Tonight is a special occasion: showgirl Claudine Van Den Bergh has invited me behind the scenes of arguably the most prestigious cabaret in the world – the Moulin Rouge.
Arriving via a secret entrance away from the bustling crowds below the windmill, we meander down corridors leading to a hidden backstage area. Here, millions of euros worth of costumes line the walls around me, each handmade creation having taken up to 280 hours to perfect. From Medusa head-dresses entwined with metallic silver snakes to neon pink feather backpacks that seem to weigh almost as much as the dancers themselves — plus of course the breathtaking diamond bras for which the show is renowned — this room is a visual delight.
It might seem as though as it’s all glamour and Swarovski sparkle, but in fact it takes a month of intensive training just to master a single can-can act before it can be debuted on stage. Below, principal dancer Claudine reveals the secrets of life behind the scenes at the cabaret:
What attracted you to becoming a dancer at the Moulin Rouge?
I’ve been dancing since I was two and a half, so it’s everything that I know, and my mum is a classical dance teacher so I think it was handed down to me as an art form. It’s something I’ve been passionate about all my life. Plus Paris is definitely one of the most liberal cities in the world – it’s a huge haven for artists and creatives. That’s the reason I’ve stayed here for so long [six years].
What is the criteria for a performer?
It’s quite a grueling audition process – it’s four hours long. Auditions are held all over the world – the management have just come back from Australia, so they really do go quite far to find the best girls. They’re looking for tall, classically trained dancers.
Can you reveal more about your favorite costumes worn during the show?
All the diamonds on the costumes are Swarovski. We have a couturier here and they make everything on-site – it’s hidden in one of the many little corridors of the Moulin Rouge. I love the Medusa act – we have a tank and one of our girls, Olga, swims underwater with snakes. I play the part of Medusa so I wear a snake hat [a silver metallic fascinator with 3D snakes spiraling out of it]. It links to Greek mythology.
What would be your perfect on-stage costume, if at a future show you were asked to design your own?
I might choose a mesh high-cut body, embellished with black crystals and a few very shiny iridescent jewels sprinkled across it. I’d add a large head piece, also with crystals and jewels, cut into a point mid forehead to frame the face – and finally a large, black backpack with different feathers creating different textures. In a future Moulin Rouge show, I’d also like to play Cleopatra, as Elizabeth Taylor inspires me!
What are the biggest challenges on stage?
Our finale tableau – French can-can, of course – is eight minutes of very intense kicks, cart-wheels and jump splits.
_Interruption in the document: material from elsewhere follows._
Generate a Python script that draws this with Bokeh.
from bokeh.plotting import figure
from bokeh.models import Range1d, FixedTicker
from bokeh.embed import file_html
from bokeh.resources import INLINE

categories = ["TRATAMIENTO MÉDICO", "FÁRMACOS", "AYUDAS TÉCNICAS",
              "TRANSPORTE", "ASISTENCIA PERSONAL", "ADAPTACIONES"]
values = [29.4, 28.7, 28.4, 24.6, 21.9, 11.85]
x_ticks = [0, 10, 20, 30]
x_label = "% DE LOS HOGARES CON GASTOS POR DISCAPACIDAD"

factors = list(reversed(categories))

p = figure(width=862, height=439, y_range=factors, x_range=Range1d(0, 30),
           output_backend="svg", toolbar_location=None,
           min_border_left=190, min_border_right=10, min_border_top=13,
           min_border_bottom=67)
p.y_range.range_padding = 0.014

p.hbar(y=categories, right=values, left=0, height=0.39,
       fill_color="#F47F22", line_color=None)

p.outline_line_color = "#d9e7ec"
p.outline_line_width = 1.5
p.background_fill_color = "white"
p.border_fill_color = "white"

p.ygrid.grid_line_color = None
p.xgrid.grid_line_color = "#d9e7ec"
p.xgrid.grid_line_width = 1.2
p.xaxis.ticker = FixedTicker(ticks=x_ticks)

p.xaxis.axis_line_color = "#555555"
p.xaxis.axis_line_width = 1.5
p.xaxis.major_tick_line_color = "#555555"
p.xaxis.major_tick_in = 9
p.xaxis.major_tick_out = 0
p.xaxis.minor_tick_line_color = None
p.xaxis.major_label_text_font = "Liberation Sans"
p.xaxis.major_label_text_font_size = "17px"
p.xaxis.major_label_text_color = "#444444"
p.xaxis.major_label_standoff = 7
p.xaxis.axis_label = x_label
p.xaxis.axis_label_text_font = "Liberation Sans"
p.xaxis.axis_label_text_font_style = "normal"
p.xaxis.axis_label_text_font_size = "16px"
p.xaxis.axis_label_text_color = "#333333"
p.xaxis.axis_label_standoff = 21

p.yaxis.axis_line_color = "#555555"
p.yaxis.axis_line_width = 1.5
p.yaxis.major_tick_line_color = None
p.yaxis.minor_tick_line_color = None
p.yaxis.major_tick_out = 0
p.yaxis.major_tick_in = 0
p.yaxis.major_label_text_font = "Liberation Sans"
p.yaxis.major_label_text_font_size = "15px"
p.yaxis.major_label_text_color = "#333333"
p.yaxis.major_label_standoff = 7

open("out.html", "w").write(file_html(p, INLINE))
When you arrive, you do a month of training in order to be able to complete this dance. You can’t just arrive and think you can do it – this involves serious training. It’s very fast and very technical.
We also have to train to learn how to hold ourselves in the pink feather backpacks that we wear [for one of the acts] because they’re so heavy. You have to own the backpack, not to have the backpack own you – it takes a while to master. We wear such big feathers that we have to walk sideways, so you need to know exactly where you’re going.
How has the cabaret evolved over the years?
I’ve seen all the Moulin Rouge archives – it’s important that I understand the history of it because that adds more richness to my work. It’s evolved a lot and it continues to evolve. The standard just keeps getting higher and higher. Now we have modern acts to entertain between each tableau – roller-bladers, gymnasts, ventriloquists, circus performers and medleys. Plus there are the performers dancing underwater. Only the traditional can-can has remained the same – the idea is that we keep that as close as possible to how it was.
What is the most common misconception about the show?
It’s not burlesque – it’s more like a West End musical. There’s a huge amount of talent and effort that goes into it and I think the crowd realizes that by the end!